In November of last year, U.S. Rep. Ron Barber, alongside a bipartisan group of 30 other members of the House and Senate, sent a letter to Secretary of Defense Chuck Hagel asking him to stop budget cuts from the A-10 Thunderbolt II jets program.
The letter came after news of the Air Force's plans to retire the jets, even though the agency had just invested in new electronics and wings to extend the life of the plane for at least another 20 years, according to Barber.
Since then, the congressman has been at the forefront in the battle to keep the A-10 flying, and during Friday's broadcast of Arizona Week, the Arizona Democrat said it makes no sense to ground the aircraft, as it is one of the most powerful components of the country's national security, as well as the economy of Southern Arizona.
Tucson's Davis-Monthan Air Force Base is home to more than 80 of the jets, with much of the A-10 wing work done there. The base is also home to A-10 training missions - with most of it pilots flying A-10s - making the plane a strong job and economic contributor in the area.
"The whole military installation and compliment here is huge," said Barber, who is also a member of the House Armed Forces Commission. "About 50,000 people are either employed directly or indirectly benefit from the military installations...such as Fort Huachuca and Davis-Monthan. The A-10 is crucial to our national defense, but we cannot forget and we must not forget the economic impact, and if we don't save these (A-10 training) missions, we put in jeopardy...$4.5 billion in annual economic input for our Southern Arizona community."
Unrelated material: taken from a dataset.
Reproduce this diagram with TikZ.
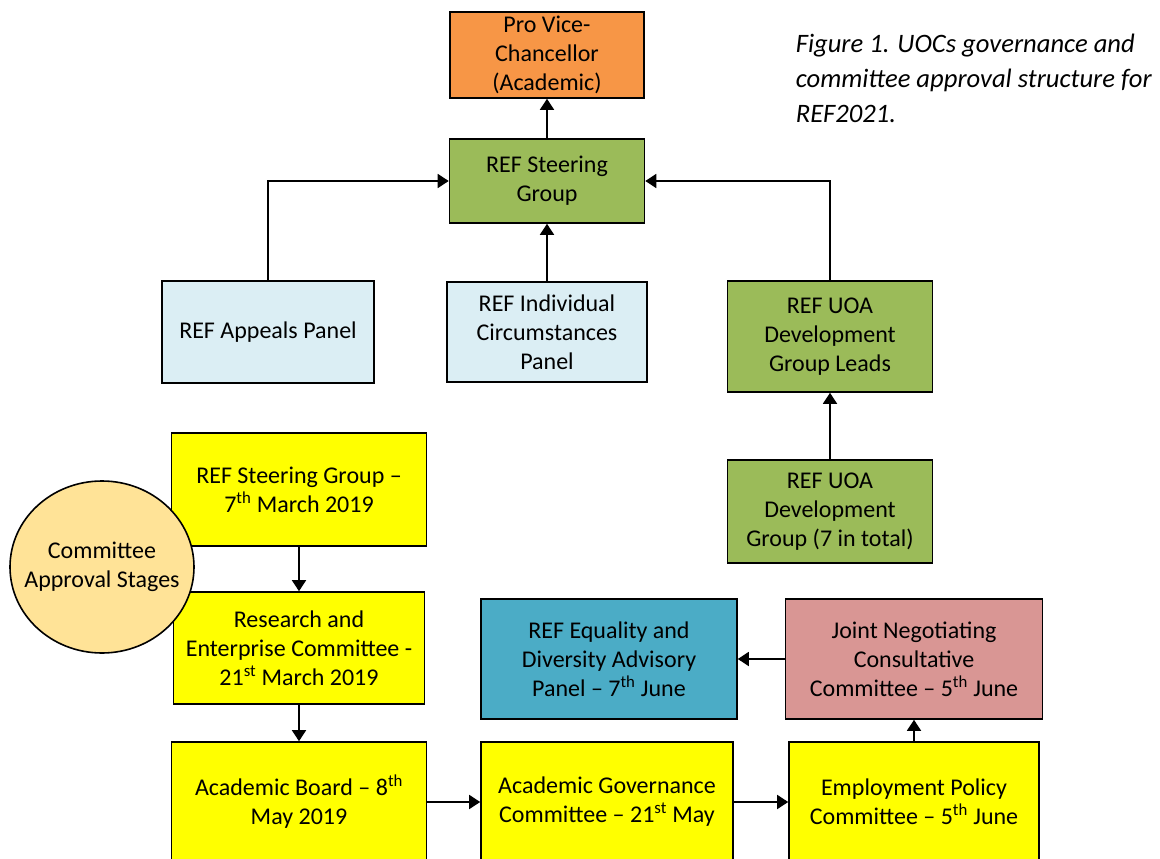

If the A-10 retires, it would be potentially replaced by the new F-35, according to the Air Force. And, while Barber does back up bringing the F-35 to Southern Arizona, he said he doesn't understand why the agency spent about $1 billion to improve the A-10 and now wants to deploy the F-35. Not to mention the F-35 doesn't come close to what the A-10 is capable of doing in battle, he added.
Barber also argued the Air Force is actually ignoring language in the National Defense Authorization Act - a bill passed every year - which says the agency should not plan to retire the A-10, not just for the fiscal year, but the entire calendar year.
But in dealing with the sequestration, the Air Force projected $3 billion in savings if it got rid of the A-10, according to Barber. However, he said Congress recently approved a budget for all branches of the military with a lower level of cuts, and since scratching the A-10 was a matter of sequestration, the Air Force now has the tools to keep the A-10.
"I think a lot of it depends of how the Air Force addresses the changes that Congress made in this sequestration budget cuts," he said. "And we passed a bill three weeks ago to reduce the amount of cuts...and to give all branches of the military more time to know what they can do (with the funds) and plan."
Most importantly, Barber argued, it is about keeping U.S. troops safe, and the A-10 is a great ally for those in ground battles, because it is an aircraft that can fly as low and slow as it needs to, he explained.
"I’ve spoken to members of the Army who have returned from Afghanistan, Iraq…people who are now stationed at Fort Huachuca, and they tell me over and over again stories about being in battle, and if the A-10 was around then they knew it was going to be a better day," Barber said.
Barber said he is pleased to see a bipartisan group come together in guarding the legacy of the A-10, a plane he calls "one amazing piece of technology."